There is no way we are two years away from an AI creating a meaningful movie or videogame without humans being part of this process.

Sora is very cool and definitely shows progress but it is still far from what's needed for a story where people interact with each other or the environment.


You sound like the Dota o player that was beaten by AI in 1v1, but claimed that AI will never beat him in 5v5 bcs in his eyes, team play requires a sophistication that he can't see AI to ever perform. Of course he's wrong.

It was incredibly hard to think an AI would beat someone in 1v1. Yet, they did it. There's no reason to believe an AI won't beat them in 5v5, even though the problem seemes orthogonal to the problem of 1v1.

60 seconds is mind blowing during just 2 years. Progress will accelerate, 2 or 4 years might be enough to fill the remaining gap.


Yeah Sora is honestly just a party trick.

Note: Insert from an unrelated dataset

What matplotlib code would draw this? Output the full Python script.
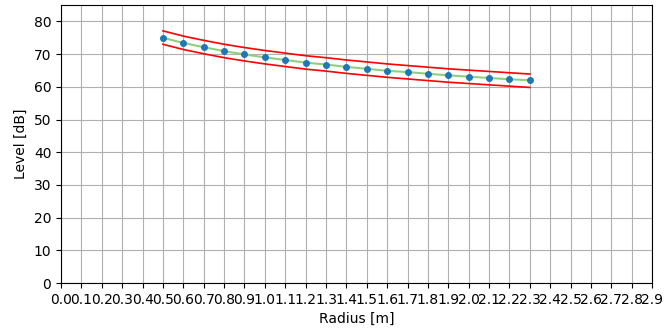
import numpy as np
import matplotlib
matplotlib.use("Agg")
import matplotlib.pyplot as plt

# Measured level versus distance from the source
radius = [0.5, 0.6, 0.7, 0.8, 0.9, 1.0, 1.1, 1.2, 1.3, 1.4,
          1.5, 1.6, 1.7, 1.8, 1.9, 2.0, 2.1, 2.2, 2.3]
level = [75.0, 73.4, 72.1, 70.9, 69.9, 69.0, 68.2, 67.4, 66.8, 66.1,
         65.5, 64.9, 64.5, 64.0, 63.5, 63.1, 62.7, 62.3, 62.0]
# Tolerance band around the measured level
upper = [77.1, 75.5, 74.2, 73.0, 72.0, 71.1, 70.3, 69.5, 68.9, 68.2,
         67.6, 67.0, 66.5, 66.0, 65.5, 65.1, 64.7, 64.3, 63.9]
lower = [73.0, 71.4, 70.1, 68.9, 67.9, 67.0, 66.2, 65.4, 64.8, 64.1,
         63.5, 62.9, 62.4, 61.9, 61.4, 61.0, 60.6, 60.2, 59.8]

xticks = [round(0.1 * i, 1) for i in range(30)]
yticks = [0, 10, 20, 30, 40, 50, 60, 70, 80]

fig = plt.figure(figsize=(6.64, 3.35), dpi=100)
ax = fig.add_axes([0.092, 0.155, 0.890, 0.830])

ax.plot(radius, upper, color="red", lw=1.2)
ax.plot(radius, lower, color="red", lw=1.2)
ax.plot(radius, level, color="#8fcf7f", lw=1.5)
ax.plot(radius, level, "o", color="#1f77b4", ms=4)

ax.set_xlim(0, 2.9)
ax.set_ylim(0, 85)
ax.set_xticks(xticks)
ax.set_xticklabels([f"{t:.1f}" for t in xticks])
ax.set_yticks(yticks)
ax.grid(True, color="#b0b0b0", lw=0.8)
ax.set_axisbelow(True)
ax.set_xlabel("Radius [m]")
ax.set_ylabel("Level [dB]")

fig.savefig("out.png", dpi=100)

It’s fun to do? The little games I make are never going to make me a dime, but I enjoy the tinkering.


Sure, that's a valid reason, and always will be.

But that won't be a reason for the majority of people who just want a product quickly and with low effort.


I respect your opinion here but every instinct I have says you’re completely wrong about this. But neither of us can see the future, so who knows!

I wish I could set a /remind for this thread and come back in 5(?) years to see who was closer.


That's fair, and you're entitled to your opinion as well. :)

I will just say that 5 years ago the state of AI[1] was quite primitive compared to today, and 10 years ago modern advancements were practically unthinkable. There is no sign of progress slowing down, and we can assume that it will only accelerate. So I suspect that 5 years from now it will be even more entrenched in and transformative to our lives, in ways we haven't imagined yet.